London in the Age of Shakespeare
It is not without purpose that I have joined this description, filled with superlatives, with a view of London by the Rouge Dragon in the College of Heralds, William Smith. Perhap, it is not coincidental that Smith, being a specialist in coats of arms, has recorded his view from a vantage point in Southwark. This viewpoint will bear almost emblematic power in the views of London in the next section of this study. Future views and panoramas will claim this same vista.
Smith has slightly tilted the plane of the city of London which appears above the river. Tilting upward and toward the viewer, the elevations of buildings once more becomes descriptive of the city. Unlike the buildings which appear in the de Worde woodcut of 1497, Smith’s buildings are indentifiable with real buildings. Important buildings are larger in scale and show identifable details, while others are uniform and anonymous. Except for those streets which are visible in the Southwark, all others seem to have vanished. Smith’s view seems to have combined the emblematic built form of the de Worde print and the mapping information of Norden to arrive at this most symbolic view. As if to substantiate this point, the coats of arms float freely and prominently in a clear and empty plane of sky, rather than superimposed in the land mass. (Slide #16.)
Linear perspective has always been credited with establishing a new standard of ‘realism’ in picture making, but its effects upon the seeing process itself have not been sufficiently emphasized. I think it is possible to show not only that the advent of linear perspective was important to art, but also important to the way people began to ‘structure’ the physical world in the mind’s eye.
Samuel Y. Edgerton , Jr.
“Florentine interest in Ptolemaic
Cartography. . .”,
J.S.A.H.
, Vol. XXXIII
I have reserved the discussion of the particular importance of linear perspective for another section of the curriculum.* I would just make mention here that it becomes the major means of graphic display for the imagemakers of the city. However, it is still only one of the graphic means used in representing a city. While the built form of the city has become adjusted to an optically corrected mathematical perspective, other forms of graphic expression are super imposed on this image. Words are still inscribed on the surface of the prints and on the surfaces within the pictorial space itself.

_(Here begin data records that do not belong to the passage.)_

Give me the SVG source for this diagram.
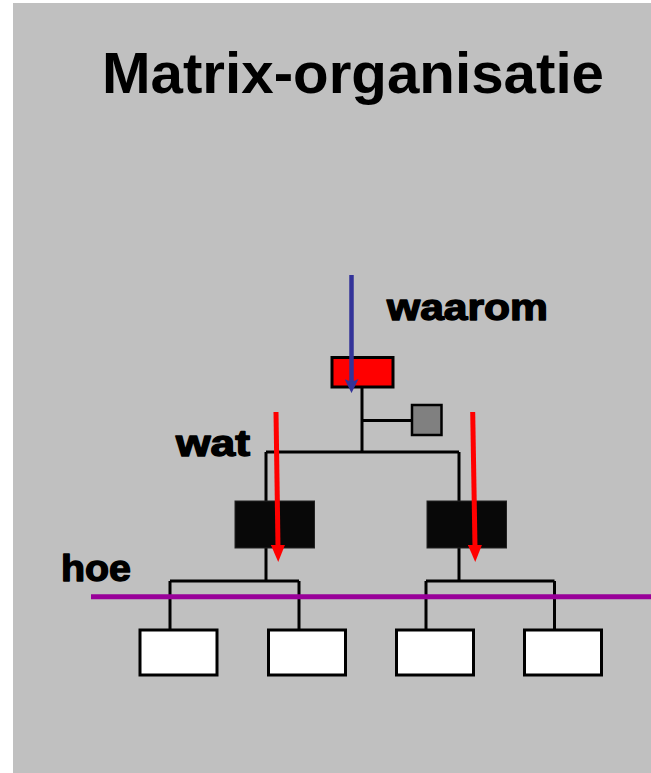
<svg xmlns="http://www.w3.org/2000/svg" width="651" height="773" viewBox="0 0 651 773">
<style>
.lbl{font-family:"Liberation Sans",Arial,sans-serif;font-weight:bold;fill:#000;stroke:#000;stroke-width:1.4;stroke-linejoin:round}
.ln{stroke:#000;stroke-width:3;fill:none}
.wb{fill:#fff;stroke:#000;stroke-width:3}
.bb{fill:#080808;stroke:#222;stroke-width:1}
.ar{stroke:#ff0000;stroke-width:5;marker-end:url(#ah-red)}
</style>
<defs>
<marker id="ah-red" markerWidth="17" markerHeight="14" refX="2" refY="7" orient="auto" markerUnits="userSpaceOnUse" viewBox="0 0 17 14"><path d="M0,0 L17,7 L0,14 Z" fill="#ff0000"/></marker>
<marker id="ah-blue" markerWidth="14" markerHeight="14" refX="3" refY="7" orient="auto" markerUnits="userSpaceOnUse" viewBox="0 0 14 14"><path d="M0,0 L14,7 L0,14 L3,7 Z" fill="#333399"/></marker>
</defs>
<rect x="13" y="3" width="638" height="770" fill="#c0c0c0"/>
<text x="353" y="93" text-anchor="middle" font-family="Liberation Sans,Arial,sans-serif" font-weight="bold" font-size="58" textLength="502" lengthAdjust="spacingAndGlyphs">Matrix-organisatie</text>
<text class="lbl" x="387" y="320" font-size="37" textLength="161" lengthAdjust="spacingAndGlyphs">waarom</text>
<text class="lbl" x="176" y="456" font-size="37" textLength="74" lengthAdjust="spacingAndGlyphs">wat</text>
<text class="lbl" x="61" y="581" font-size="37" textLength="70" lengthAdjust="spacingAndGlyphs">hoe</text>
<g id="connectors">
<path class="ln" d="M362,387 V452 M362,420.5 H411 M266,452 H459 M266,452 V501 M459,452 V501 M266,548 V581 M459,548 V581 M170,581 H299 M426,581 H554.5 M170,581 V630 M299,581 V630 M426,581 V630 M554.5,581 V630"/>
</g>
<g id="n-top"><rect x="332" y="357.5" width="61" height="29.5" fill="#ff0000" stroke="#000" stroke-width="3"/></g>
<g id="n-staff"><rect x="412" y="405" width="29.5" height="30" fill="#808080" stroke="#000" stroke-width="2.5"/></g>
<g id="n-mid1"><rect class="bb" x="235" y="501" width="79.5" height="47"/></g>
<g id="n-mid2"><rect class="bb" x="427" y="501" width="79.5" height="47"/></g>
<g id="n-w1"><rect class="wb" x="140" y="630" width="77" height="45"/></g>
<g id="n-w2"><rect class="wb" x="268.5" y="630" width="77" height="45"/></g>
<g id="n-w3"><rect class="wb" x="396.5" y="630" width="77" height="45"/></g>
<g id="n-w4"><rect class="wb" x="524.5" y="630" width="77" height="45"/></g>
<g id="arrows">
<line x1="351.5" y1="275" x2="351.5" y2="382" stroke="#333399" stroke-width="4.5" marker-end="url(#ah-blue)"/>
<line class="ar" x1="276" y1="412" x2="278" y2="547"/>
<line class="ar" x1="472.7" y1="412" x2="475" y2="547"/>
<line x1="91" y1="596.7" x2="651" y2="596.7" stroke="#990099" stroke-width="5"/>
</g>
</svg>
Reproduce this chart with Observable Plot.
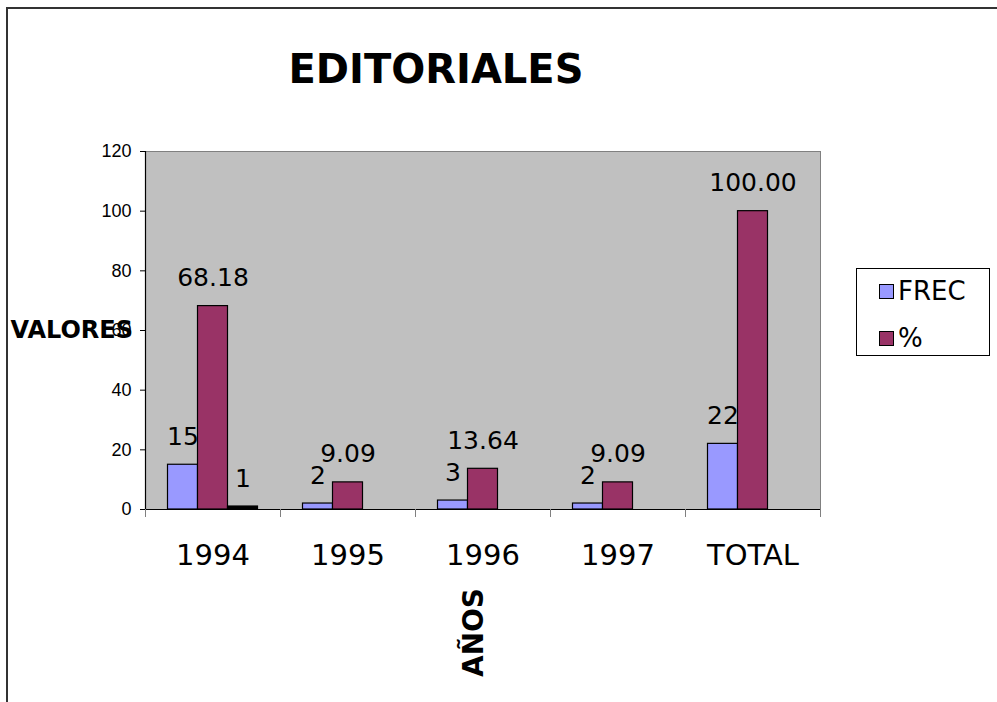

*See list of topics at the back of this essay.
Norden’s
Civitas Londini
, which approaches an optically correct view (except for the fact that it is as if it were viewed from a wide angle lens), is still very much a composite picture with mapping still playing a significant role in the representation. Two planar maps are inset into the land mass at Southwark. One is framed and seperated from the rest of the view, but the other one calls the viewer’s attention to the inscribed surface by peeling a portion of it away to reveal a detail of Westminster. The cartouche with inscription at the center of the lower portion of the picture floats in the air between the viewer’s eyes and the Southwark bank. The coats of arms appear in a more elaborate display, combining ornament and atmosphere. If this cluster of images, words, frames, and figures is not blurred enough, a border of men and horses spans the entire width of the picture below the view. The Cavalcade of the Lord Mayor’s Show has replaced the anonymous figures of Braun and Hogenberg and the collective symbols of the guilds as the bearer of sociocultural meaning. This is a London of time and place. The parade marks a specific event and the prosperous city and port appears on the curved horizon, as if sitting on top of the world. (Slide #17.)
In the final three views of Visscher, Merian, and Hollar the twodimensional grid of the map has been completely tilted up into a window of perspectival space. As the viewpoint descends from the previously high point of Norden, the horizon gets lower and longer, achieving a skylinelike impression. The Thames takes up increasingly more space until in Hollar’s panorama it is the visual element by which the viewer enters, lingers, and leaves the frame. The sky has also become increasingly prominent and displays greater indications of atmosphere. Yet, it remains an ethereal space, becoming the locus for cartouches, poetry, the familiar coat of arms, cherubs and other mythical figures.
The city has become a visual attraction and a paramount subject for the artist’s display of virtuosity and vision. He casts his “realistic” perspective view from a point high in that ethereal and poetic space, having rid himself of the walls that divided eye and brain and hand. Gone is the containing walls of the city. The eye has opened to a broad and sweeping vision. The artist has set him/herself on a road of certain vision crossed, as it were, with an equally uncertain purpose. The abstract collective symbol has become transformed into the “natural” individual ideal. (Slides #18, 19, & 20.)